▸ **YOUR OBJECTIVE**: Please write out the lines of the data exactly, beginning with the first and ending with the line containing "1.25], [1661, 1.93]];"; leave the pictures behind.

▸ **RECORDED DATA**:
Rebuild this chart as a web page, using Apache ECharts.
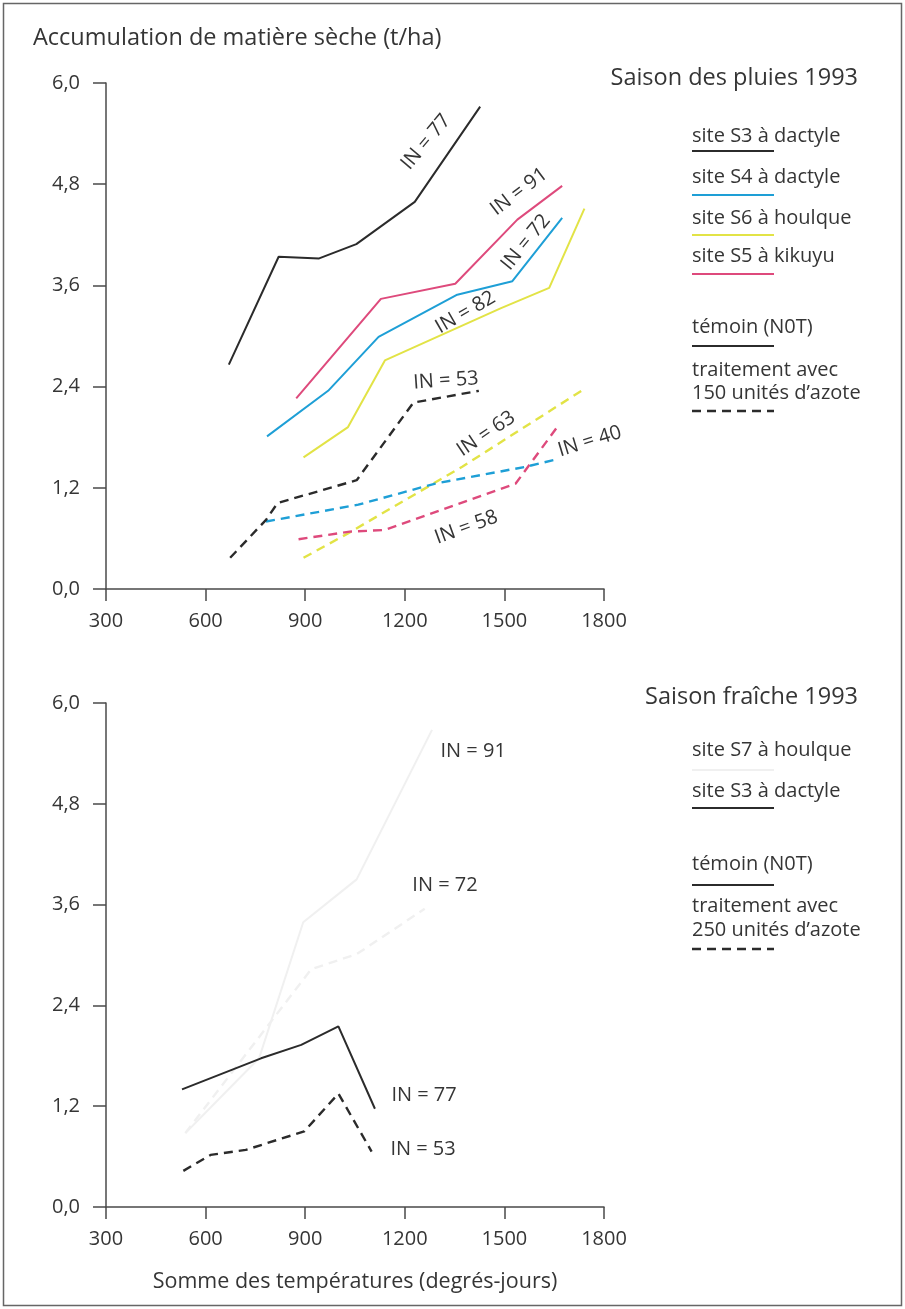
<!DOCTYPE html>
<html>
<head>
<meta charset="utf-8">
<script src="https://cdn.jsdelivr.net/npm/echarts@6/dist/echarts.min.js"></script>
<style>
  html, body { margin: 0; padding: 0; background: #fff; }
  #chart { width: 905px; height: 1309px; }
</style>
</head>
<body>
<div id="chart"></div>
<script>
// Temperature sums (degree-days) and dry-matter accumulation (t/ha)
const xTicks = [300, 600, 900, 1200, 1500, 1800];
const yTicks = [0, 1.2, 2.4, 3.6, 4.8, 6.0];

// Rainy season 1993 – control (solid)
const rainS3Control = [[670, 2.66], [820, 3.94], [942, 3.92], [1054, 4.09], [1230, 4.59], [1427, 5.72]];
const rainS4Control = [[785, 1.81], [969, 2.35], [1121, 2.99], [1358, 3.49], [1524, 3.65], [1674, 4.40]];
const rainS6Control = [[895, 1.56], [1029, 1.92], [1140, 2.71], [1490, 3.33], [1635, 3.57], [1741, 4.51]];
const rainS5Control = [[873, 2.26], [1128, 3.44], [1352, 3.62], [1539, 4.38], [1674, 4.78]];
// Rainy season 1993 – 150 N units (dashed)
const rainS3Nitrogen = [[674, 0.37], [782, 0.82], [817, 1.02], [1055, 1.29], [1226, 2.21], [1423, 2.35]];
const rainS4Nitrogen = [[782, 0.80], [1060, 1.00], [1292, 1.25], [1565, 1.45], [1661, 1.54]];
const rainS6Nitrogen = [[895, 0.37], [1029, 0.66], [1373, 1.45], [1736, 2.36]];
const rainS5Nitrogen = [[880, 0.59], [1034, 0.68], [1140, 0.70], [1534, 1.25], [1661, 1.93]];

// Cool season 1993
const coolS3Control = [[529, 1.40], [767, 1.77], [888, 1.93], [1000, 2.15], [1110, 1.17]];
const coolS3Nitrogen = [[533, 0.43], [615, 0.62], [721, 0.68], [897, 0.90], [1000, 1.35], [1100, 0.66]];
const coolS7Control = [[539, 0.88], [761, 1.77], [894, 3.39], [1055, 3.90], [1282, 5.68]];
const coolS7Nitrogen = [[539, 0.88], [918, 2.83], [1055, 3.01], [1260, 3.55]];

// Nitrogen index annotations: [grid, x, y, text, angle in degrees]
const inNotes = [
  [0, 1264, 5.30, 'IN = 77', 50],
  [0, 1544, 4.71, 'IN = 91', 37],
  [0, 1565, 4.11, 'IN = 72', 51],
  [0, 1383, 3.28, 'IN = 82', 30],
  [0, 1324, 2.47, 'IN = 53', 4],
  [0, 1445, 1.84, 'IN = 63', 34],
  [0, 1757, 1.75, 'IN = 40', 17],
  [0, 1385, 0.73, 'IN = 58', 20],
  [1, 1406, 5.42, 'IN = 91', 0],
  [1, 1321, 3.83, 'IN = 72', 0],
  [1, 1258, 1.33, 'IN = 77', 0],
  [1, 1255, 0.69, 'IN = 53', 0]
];

const FONT = '"Open Sans"';
const TEXT = '#353535';
const AXIS = '#4a4a4a';
const C_BLACK = '#2b2b2b';
const C_BLUE = '#1e9fd6';
const C_YELLOW = '#e2e346';
const C_PINK = '#de4a7c';
const C_FAINT = '#f0f0f0';

const chart = echarts.init(document.getElementById('chart'), null, { renderer: 'canvas' });

function xAxisFor(i, withName) {
  return {
    type: 'value', gridIndex: i, min: xTicks[0], max: xTicks[xTicks.length - 1], interval: 300,
    axisLine: { lineStyle: { color: AXIS, width: 1.5 } },
    axisTick: { show: true, length: 12, lineStyle: { color: AXIS, width: 1.5 } },
    axisLabel: { color: TEXT, fontFamily: FONT, fontSize: 20, margin: 22,
      formatter: v => String(v) },
    splitLine: { show: false },
    name: withName ? 'Somme des températures (degrés-jours)' : '',
    nameLocation: 'middle', nameGap: 64,
    nameTextStyle: { color: TEXT, fontFamily: FONT, fontSize: 21.5 }
  };
}
function yAxisFor(i) {
  return {
    type: 'value', gridIndex: i, min: yTicks[0], max: yTicks[yTicks.length - 1], interval: 1.2,
    axisLine: { show: true, lineStyle: { color: AXIS, width: 1.5 } },
    axisTick: { show: true, length: 13, lineStyle: { color: AXIS, width: 1.5 } },
    axisLabel: { color: TEXT, fontFamily: FONT, fontSize: 20, margin: 26,
      formatter: v => v.toFixed(1).replace('.', ',') },
    splitLine: { show: false }
  };
}
function line(data, color, grid, dashed, z) {
  return {
    type: 'line', xAxisIndex: grid, yAxisIndex: grid, data: data,
    symbol: 'none', silent: true, animation: false, z: z || 3,
    lineStyle: { color: color, width: dashed ? 2.4 : 2, type: dashed ? [9, 6] : 'solid' }
  };
}

chart.setOption({
  backgroundColor: '#fff',
  animation: false,
  grid: [
    { left: 106, top: 83, width: 498, height: 506 },
    { left: 106, top: 703, width: 498, height: 504 }
  ],
  xAxis: [xAxisFor(0, false), xAxisFor(1, true)],
  yAxis: [yAxisFor(0), yAxisFor(1)],
  series: [
    line(rainS3Control, C_BLACK, 0, false),
    line(rainS4Control, C_BLUE, 0, false),
    line(rainS6Control, C_YELLOW, 0, false),
    line(rainS5Control, C_PINK, 0, false),
    line(rainS6Nitrogen, C_YELLOW, 0, true, 2),
    line(rainS5Nitrogen, C_PINK, 0, true),
    line(rainS4Nitrogen, C_BLUE, 0, true),
    line(rainS3Nitrogen, C_BLACK, 0, true),
    line(coolS7Control, C_FAINT, 1, false, 2),
    line(coolS7Nitrogen, C_FAINT, 1, true, 2),
    line(coolS3Control, C_BLACK, 1, false),
    line(coolS3Nitrogen, C_BLACK, 1, true)
  ]
});

// Legend blocks, titles and annotations drawn as graphic elements
const g = [];
function txt(x, y, s, opts) {
  g.push({ type: 'text', x: x, y: y, silent: true, rotation: (opts && opts.rot) || 0,
    style: { text: s, fill: TEXT, font: ((opts && opts.size) || 20) + 'px ' + FONT,
      align: (opts && opts.align) || 'left', verticalAlign: 'middle' } });
}
function seg(y, color, dashed) {
  g.push({ type: 'line', silent: true,
    shape: { x1: 692, y1: y, x2: 774, y2: y },
    style: { stroke: color, lineWidth: dashed ? 2.4 : 2, lineDash: dashed ? [9, 6] : null } });
}

g.push({ type: 'rect', silent: true, shape: { x: 3.5, y: 3.5, width: 898, height: 1302 },
  style: { fill: 'none', stroke: '#666', lineWidth: 1.5 } });

txt(33, 38, 'Accumulation de matière sèche (t/ha)', { size: 23.5 });

// Rainy season legend
txt(858, 78, 'Saison des pluies 1993', { size: 23.5, align: 'right' });
txt(692, 136, 'site S3 à dactyle'); seg(151, C_BLACK);
txt(692, 177, 'site S4 à dactyle'); seg(195, C_BLUE);
txt(692, 218, 'site S6 à houlque'); seg(235, C_YELLOW);
txt(692, 256, 'site S5 à kikuyu'); seg(274, C_PINK);
txt(692, 327, 'témoin (N0T)'); seg(346, C_BLACK);
txt(692, 370, 'traitement avec');
txt(692, 393, '150 unités d’azote'); seg(411, C_BLACK, true);

// Cool season legend
txt(858, 697, 'Saison fraîche 1993', { size: 23.5, align: 'right' });
txt(692, 750, 'site S7 à houlque'); seg(770, C_FAINT);
txt(692, 791, 'site S3 à dactyle'); seg(808, C_BLACK);
txt(692, 864, 'témoin (N0T)'); seg(885, C_BLACK);
txt(692, 906, 'traitement avec');
txt(692, 930, '250 unités d’azote'); seg(949, C_BLACK, true);

inNotes.forEach(n => {
  const p = chart.convertToPixel({ gridIndex: n[0] }, [n[1], n[2]]);
  txt(p[0], p[1], n[3], { size: 20, align: 'center', rot: n[4] * Math.PI / 180 });
});

chart.setOption({ graphic: g });
</script>
</body>
</html>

▸ **ANSWER**:
Rebuild this chart as a web page, using Apache ECharts.
<!DOCTYPE html>
<html>
<head>
<meta charset="utf-8">
<script src="https://cdn.jsdelivr.net/npm/echarts@6/dist/echarts.min.js"></script>
<style>
  html, body { margin: 0; padding: 0; background: #fff; }
  #chart { width: 905px; height: 1309px; }
</style>
</head>
<body>
<div id="chart"></div>
<script>
// Temperature sums (degree-days) and dry-matter accumulation (t/ha)
const xTicks = [300, 600, 900, 1200, 1500, 1800];
const yTicks = [0, 1.2, 2.4, 3.6, 4.8, 6.0];

// Rainy season 1993 – control (solid)
const rainS3Control = [[670, 2.66], [820, 3.94], [942, 3.92], [1054, 4.09], [1230, 4.59], [1427, 5.72]];
const rainS4Control = [[785, 1.81], [969, 2.35], [1121, 2.99], [1358, 3.49], [1524, 3.65], [1674, 4.40]];
const rainS6Control = [[895, 1.56], [1029, 1.92], [1140, 2.71], [1490, 3.33], [1635, 3.57], [1741, 4.51]];
const rainS5Control = [[873, 2.26], [1128, 3.44], [1352, 3.62], [1539, 4.38], [1674, 4.78]];
// Rainy season 1993 – 150 N units (dashed)
const rainS3Nitrogen = [[674, 0.37], [782, 0.82], [817, 1.02], [1055, 1.29], [1226, 2.21], [1423, 2.35]];
const rainS4Nitrogen = [[782, 0.80], [1060, 1.00], [1292, 1.25], [1565, 1.45], [1661, 1.54]];
const rainS6Nitrogen = [[895, 0.37], [1029, 0.66], [1373, 1.45], [1736, 2.36]];
const rainS5Nitrogen = [[880, 0.59], [1034, 0.68], [1140, 0.70], [1534, 1.25], [1661, 1.93]];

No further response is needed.